22 of 27 people found the following review helpful
on January 19, 2013
I purchased this title because I enjoyed the television series. Seeing the price, I knew it was crazy not to buy it. Don't let the rating fool you, this movie is great. However, I have problems with the packaging. The Blu Ray I was sent looks nothing like the pictures on the product page. The cardboard cover hides how flimsy and disgusting the packaging is. It is one of those new Blu Ray cases with "economic" holes cut into it. I should have expected this for the price. However, this is not the worst part. The packaging promises a twenty page booklet is included. However, the only thing inside the flimsy case was a survey to Funimation. The false advertising was a real dealbreaker for me. I would be able to accept a flimsy packaging for what I paid, but changing the packaging and removing the booklet without even changing the back cover to reflect this makes me upset. Please rate this up so everyone who purchases this product will not be duped like I was.

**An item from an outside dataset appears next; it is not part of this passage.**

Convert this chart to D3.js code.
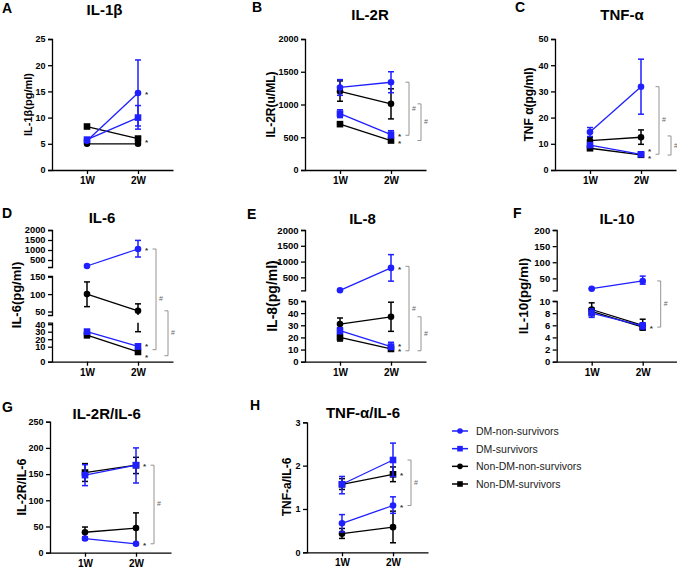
<!DOCTYPE html>
<html><head><meta charset="utf-8">
<script src="https://cdn.jsdelivr.net/npm/d3@7"></script>
<style>body{margin:0;background:#fff} svg{display:block} text{font-family:"Liberation Sans",Arial,Helvetica,sans-serif}</style>
</head><body>
<svg id="c" width="677" height="567"></svg>
<script>
// ---------- data ----------
const timepoints = ['1W','2W'];
const seriesNames = ['DM-non-survivors','DM-survivors','Non-DM-non-survivors','Non-DM-survivors'];
const seriesColors = ['#1f1fff','#1f1fff','#000000','#000000'];
const seriesShapes = ['circle','square','circle','square'];
// each array: [DM-non-survivors, DM-survivors, Non-DM-non-survivors, Non-DM-survivors], each [1W, 2W]

// A IL-1β
const il1bMean = [[5.6,14.7],[5.8,10.0],[5.0,5.0],[8.3,6.0]];
const il1bLow  = [[5.3,8.4],[5.5,7.8],[4.9,4.9],[8.1,5.8]];
const il1bHigh = [[5.9,21.0],[6.1,12.3],[5.1,5.1],[8.5,6.2]];
const il1bTicks = [0,5,10,15,20,25];
const il1bStars = [14.7,5.6];
const il1bBrackets = [];

// B IL-2R
const il2rMean = [[1260,1340],[860,540],[1200,1010],[700,450]];
const il2rLow  = [[1140,1180],[800,490],[1050,780],[680,430]];
const il2rHigh = [[1380,1500],[920,600],[1360,1240],[720,470]];
const il2rTicks = [0,500,1000,1500,2000];
const il2rStars = [540,420];
const il2rBrackets = [[1340,530],[1010,450]];

// C TNF-α
const tnfMean = [[14.5,31.8],[9.5,6.0],[11.2,12.5],[8.3,5.8]];
const tnfLow  = [[12.8,21.3],[9.0,5.5],[10.0,9.8],[7.8,5.4]];
const tnfHigh = [[16.2,42.3],[10.0,6.5],[12.5,15.3],[8.8,6.2]];
const tnfTicks = [0,10,20,30,40,50];
const tnfStars = [7.6,5.0];
const tnfBrackets = [[31.8,6.0],[13.0,5.7]];

// D IL-6 (broken axis)
const il6Mean = [[200,1050],[30,10.5],[100,52],[25.5,6.5]];
const il6Low  = [[190,650],[27,8.5],[64,30],[22,5.5]];
const il6High = [[210,1480],[33,12.5],[135,72],[28.5,7.5]];
const il6TicksTop = [500,1000,1500,2000];
const il6TicksMid = [50,100,150];
const il6TicksBot = [0,10,20,30,40];
const il6Stars = [1050,12,3.5];
const il6Brackets = [[1050,8],[52,4]];

// E IL-8 (broken axis)
const il8Mean = [[90,800],[25.5,12.5],[31,37],[20,10.5]];
const il8Low  = [[88,380],[23,10],[27,25],[17,9]];
const il8High = [[92,1220],[28,16],[36,49],[22.5,12]];
const il8TicksTop = [500,1000,1500,2000];
const il8TicksBot = [0,10,20,30,40,50];
const il8Stars = [800,13.8,9.6];
const il8Brackets = [[850,9],[37,9]];

// F IL-10 (broken axis)
const il10Mean = [[18,42],[8.0,5.9],[8.6,6.0],[8.3,5.7]];
const il10Low  = [[17,32],[7.3,5.4],[7.6,5.2],[7.8,5.3]];
const il10High = [[19,57],[8.7,6.4],[9.7,7.0],[8.8,6.2]];
const il10TicksTop = [50,100,150,200];
const il10TicksBot = [0,2,4,6,8,10];
const il10Stars = [5.7];
const il10Brackets = [[42,5.7]];

// G IL-2R/IL-6
const r1Mean = [[27,17],[148,167],[39,47],[153,167]];
const r1Low  = [[24,15],[128,133],[30,17],[136,151]];
const r1High = [[30,19],[168,200],[49,76],[170,182]];
const r1Ticks = [0,50,100,150,200,250];
const r1Stars = [167,17];
const r1Brackets = [[167,17]];

// H TNF-α/IL-6
const r2Mean = [[0.67,1.08],[1.57,2.13],[0.43,0.58],[1.57,1.80]];
const r2Low  = [[0.47,0.90],[1.35,1.75],[0.32,0.22],[1.45,1.63]];
const r2High = [[0.87,1.28],[1.75,2.52],[0.55,0.95],[1.70,1.97]];
const r2Ticks = [0,1,2,3];
const r2Stars = [1.8,1.08];
const r2Brackets = [[2.13,1.08]];

// ---------- layout ----------
const panels = [
 {letter:'A', lx:2, ly:13, title:'IL-1β', tx:104.5, ty:14.6, ylab:'IL-1β(pg/ml)', ylx:28, yly:104.5, ylfs:11, tfs:9, ax:52,
  mean:il1bMean, low:il1bLow, high:il1bHigh, stars:il1bStars, brackets:il1bBrackets,
  segs:[{dom:[0,25], rng:[170,39], ticks:il1bTicks}]},
 {letter:'B', lx:252, ly:12, title:'IL-2R', tx:370, ty:20.3, ylab:'IL-2R(u/ML)', ylx:270.7, yly:104.5, ylfs:12, tfs:9, ax:305,
  mean:il2rMean, low:il2rLow, high:il2rHigh, stars:il2rStars, brackets:il2rBrackets,
  segs:[{dom:[0,2000], rng:[170,39], ticks:il2rTicks}]},
 {letter:'C', lx:515, ly:12, title:'TNF-α', tx:622, ty:20.3, ylab:'TNF α(pg/ml)', ylx:529, yly:104.5, ylfs:12, tfs:9, ax:555,
  mean:tnfMean, low:tnfLow, high:tnfHigh, stars:tnfStars, brackets:tnfBrackets,
  segs:[{dom:[0,50], rng:[170,39], ticks:tnfTicks}]},
 {letter:'D', lx:2, ly:218, title:'IL-6', tx:102, ty:223.3, ylab:'IL-6(pg/ml)', ylx:16.7, yly:295, ylfs:13, tfs:9.3, ax:52,
  mean:il6Mean, low:il6Low, high:il6High, stars:il6Stars, brackets:il6Brackets,
  segs:[{dom:[150,2000], rng:[267,230], ticks:il6TicksTop},
        {dom:[40,152], rng:[315,276], ticks:il6TicksMid},
        {dom:[0,10,42], rng:[361.7,346.7,322.7], ticks:il6TicksBot}]},
 {letter:'E', lx:247, ly:219, title:'IL-8', tx:362.5, ty:224.3, ylab:'IL-8(pg/ml)', ylx:271.7, yly:296, ylfs:14, tfs:9.5, ax:305,
  mean:il8Mean, low:il8Low, high:il8High, stars:il8Stars, brackets:il8Brackets,
  segs:[{dom:[90,2000], rng:[290.3,230], ticks:il8TicksTop},
        {dom:[0,50], rng:[361.7,301], ticks:il8TicksBot}]},
 {letter:'F', lx:513, ly:218, title:'IL-10', tx:617, ty:224.3, ylab:'IL-10(pg/ml)', ylx:523, yly:296, ylfs:13.5, tfs:9.5, ax:556.7,
  mean:il10Mean, low:il10Low, high:il10High, stars:il10Stars, brackets:il10Brackets,
  segs:[{dom:[13,200], rng:[290.3,230], ticks:il10TicksTop},
        {dom:[0,10], rng:[361.7,301], ticks:il10TicksBot}]},
 {letter:'G', lx:2, ly:411.7, title:'IL-2R/IL-6', tx:106.7, ty:418.6, ylab:'IL-2R/IL-6', ylx:21.7, yly:487, ylfs:12.5, tfs:9, ax:50,
  mean:r1Mean, low:r1Low, high:r1High, stars:r1Stars, brackets:r1Brackets,
  segs:[{dom:[0,250], rng:[552.7,421.7], ticks:r1Ticks}]},
 {letter:'H', lx:250, ly:410, title:'TNF-α/IL-6', tx:363, ty:418, ylab:'TNF-a/IL-6', ylx:286.7, yly:487, ylfs:12, tfs:9, ax:307,
  mean:r2Mean, low:r2Low, high:r2High, stars:r2Stars, brackets:r2Brackets,
  segs:[{dom:[0,3], rng:[552.3,422.3], ticks:r2Ticks}]}
];

const svg = d3.select('#c');
const FONT = '"Liberation Sans",Arial,Helvetica,sans-serif';

function drawPanel(p){
  const g = svg.append('g');
  const x = d3.scalePoint().domain(timepoints).range([p.ax, p.ax+121]).padding(0.686);
  const segs = p.segs.map(s => ({...s, lo:d3.min(s.dom), hi:d3.max(s.dom), scale:d3.scaleLinear().domain(s.dom).range(s.rng)}));
  const segOf = v => segs.find(s => v>=s.lo && v<=s.hi) ||
      segs.reduce((a,b) => (Math.min(Math.abs(v-a.lo),Math.abs(v-a.hi)) < Math.min(Math.abs(v-b.lo),Math.abs(v-b.hi)) ? a : b));
  const yOf = v => { const s = segOf(v); return s.scale(Math.max(s.lo, Math.min(s.hi, v))); };

  // y axes
  segs.forEach(s => {
    const ax = g.append('g').attr('transform',`translate(${p.ax},0)`)
      .call(d3.axisLeft(s.scale).tickValues(s.ticks).tickFormat(d => String(d)).tickSize(4).tickSizeOuter(4).tickPadding(2.5));
    ax.selectAll('path,line').attr('stroke','#000').attr('stroke-width',1.3);
    ax.selectAll('text').attr('font-family',FONT).attr('font-weight','bold').attr('font-size',p.tfs).attr('fill','#000');
  });
  // x axis
  const base = segs[segs.length-1].rng[0];
  const xa = g.append('g').attr('transform',`translate(0,${base})`)
    .call(d3.axisBottom(x).tickSize(4).tickSizeOuter(0).tickPadding(3));
  xa.selectAll('path,line').attr('stroke','#000').attr('stroke-width',1.3);
  xa.selectAll('text').attr('font-family',FONT).attr('font-weight','bold').attr('font-size',10).attr('fill','#000');

  // letter, title, y label
  g.append('text').attr('x',p.lx).attr('y',p.ly).text(p.letter)
    .attr('font-weight','bold').attr('font-size',14).attr('fill','#000');
  g.append('text').attr('x',p.tx).attr('y',p.ty).attr('text-anchor','middle').text(p.title)
    .attr('font-weight','bold').attr('font-size',15).attr('fill','#000');
  g.append('text').attr('transform',`translate(${p.ylx},${p.yly}) rotate(-90)`).attr('text-anchor','middle')
    .attr('dominant-baseline','central').text(p.ylab)
    .attr('font-weight','bold').attr('font-size',p.ylfs).attr('fill','#000');

  // series (black first so blue lies on top)
  [3,2,1,0].forEach(si => {
    const col = seriesColors[si];
    const m = p.mean[si], lo = p.low[si], hi = p.high[si];
    // error bars, drawn piecewise inside each axis segment
    timepoints.forEach((t,ti) => {
      const cx = x(t);
      segs.forEach(s => {
        const a = Math.max(lo[ti], s.lo), b = Math.min(hi[ti], s.hi);
        if (a > b) return;
        g.append('line').attr('x1',cx).attr('x2',cx).attr('y1',s.scale(a)).attr('y2',s.scale(b))
          .attr('stroke',col).attr('stroke-width',1.5);
        [lo[ti], hi[ti]].forEach(v => {
          if (v>=s.lo && v<=s.hi) g.append('line').attr('x1',cx-3).attr('x2',cx+3)
            .attr('y1',s.scale(v)).attr('y2',s.scale(v)).attr('stroke',col).attr('stroke-width',1.5);
        });
      });
    });
    // connecting line
    g.append('path').attr('d', d3.line().x((d,i)=>x(timepoints[i])).y(d=>yOf(d))(m))
      .attr('fill','none').attr('stroke',col).attr('stroke-width',1.3);
    // markers
    m.forEach((v,i) => {
      const cx = x(timepoints[i]), cy = yOf(v);
      if (seriesShapes[si]==='circle') g.append('circle').attr('cx',cx).attr('cy',cy).attr('r',3.3).attr('fill',col);
      else g.append('rect').attr('x',cx-3.3).attr('y',cy-3.3).attr('width',6.6).attr('height',6.6).attr('fill',col);
    });
  });

  // significance stars
  p.stars.forEach(v => {
    g.append('text').attr('x',x('2W')+7).attr('y',yOf(v)+4).text('*')
      .attr('font-size',8).attr('font-weight','bold').attr('fill','#333');
  });
  // brackets
  p.brackets.forEach((br,i) => {
    const bx = p.ax + (i===0 ? 104 : 116);
    const y1 = yOf(br[0]), y2 = yOf(br[1]);
    g.append('path').attr('d',`M${bx-3.5},${y1}H${bx}V${y2}H${bx-3.5}`)
      .attr('fill','none').attr('stroke','#888').attr('stroke-width',0.9);
    g.append('text').attr('x',bx+3).attr('y',(y1+y2)/2+2).text('#')
      .attr('font-size',7).attr('fill','#666');
  });
}
panels.forEach(drawPanel);

// legend
const legY = d3.scalePoint().domain(seriesNames).range([431,484]);
const leg = svg.append('g');
seriesNames.forEach((n,i) => {
  const y = legY(n), col = seriesColors[i];
  leg.append('line').attr('x1',452).attr('x2',468).attr('y1',y).attr('y2',y).attr('stroke',col).attr('stroke-width',1.5);
  if (seriesShapes[i]==='circle') leg.append('circle').attr('cx',460).attr('cy',y).attr('r',2.8).attr('fill',col);
  else leg.append('rect').attr('x',457.2).attr('y',y-2.8).attr('width',5.6).attr('height',5.6).attr('fill',col);
  leg.append('text').attr('x',476).attr('y',y+4).text(n).attr('font-size',10.5).attr('fill','#222');
});
</script>
</body></html>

5 of 5 people found the following review helpful
on April 3, 2013
Its a great movie. The problem is when you check the back of the package you notice you are suppose to get a 20-page guidebook. Well.. you don't get it. The problem doesn't end there. The package overall looks cheap. As for the artwork on it. It looks like a bootleg to be completely honest. It suppose to be glossy and reflective. It like a foil card would be best way to describe it. The one that you actually get looks like someone put the actual item's cover on copy machine and glued it on the one you received. So bottom line you get the movie you want which is great but the package is...bad and misleading.
4 of 4 people found the following review helpful
on May 27, 2011
I had never seen anything Evangelion related, or read about it, before I popped this in to watch it. The blu-ray was very good, picture quality-wise. The film itself however just didn't really grab me. It wasn't bad at all, and I am mildly interested in seeing the second one. It seemed like you could definitely see that it was a very truncated form of it's original self. At least that's how it came across to me. It seemed to move forward fairly quickly without much explanation of anything that was going on and then it just ended.
Still, if you are a fan of this, then I would highly recommend the blu-ray as the price is good and the quality of the release is high.
4 of 4 people found the following review helpful
on March 2, 2011
Holy crap was this a beast of a movie! I had seen some episodes of the anime but I was too young to understand. After watching this, I've begun to understand a bit more (apparently the movies are trying to make things more clear) and I've had an awesome time enjoying the movie itself. Evangelion 1.11 You Are [Not] Alone has a perfect blend of action, humor, and drama! Not to mention the animation is excellent, everything looks so clear! A definite must for fans of the original series, those who weren't that familiar with the anime series (me) or for anyone who just wants to watch a very good anime.
4 of 4 people found the following review helpful
on July 31, 2013
It doesn't include the 20 page booklet!!! Misleading!!!! I'm writing a complain for this! Totally unacceptable! I wouldn't recommend this to anyone!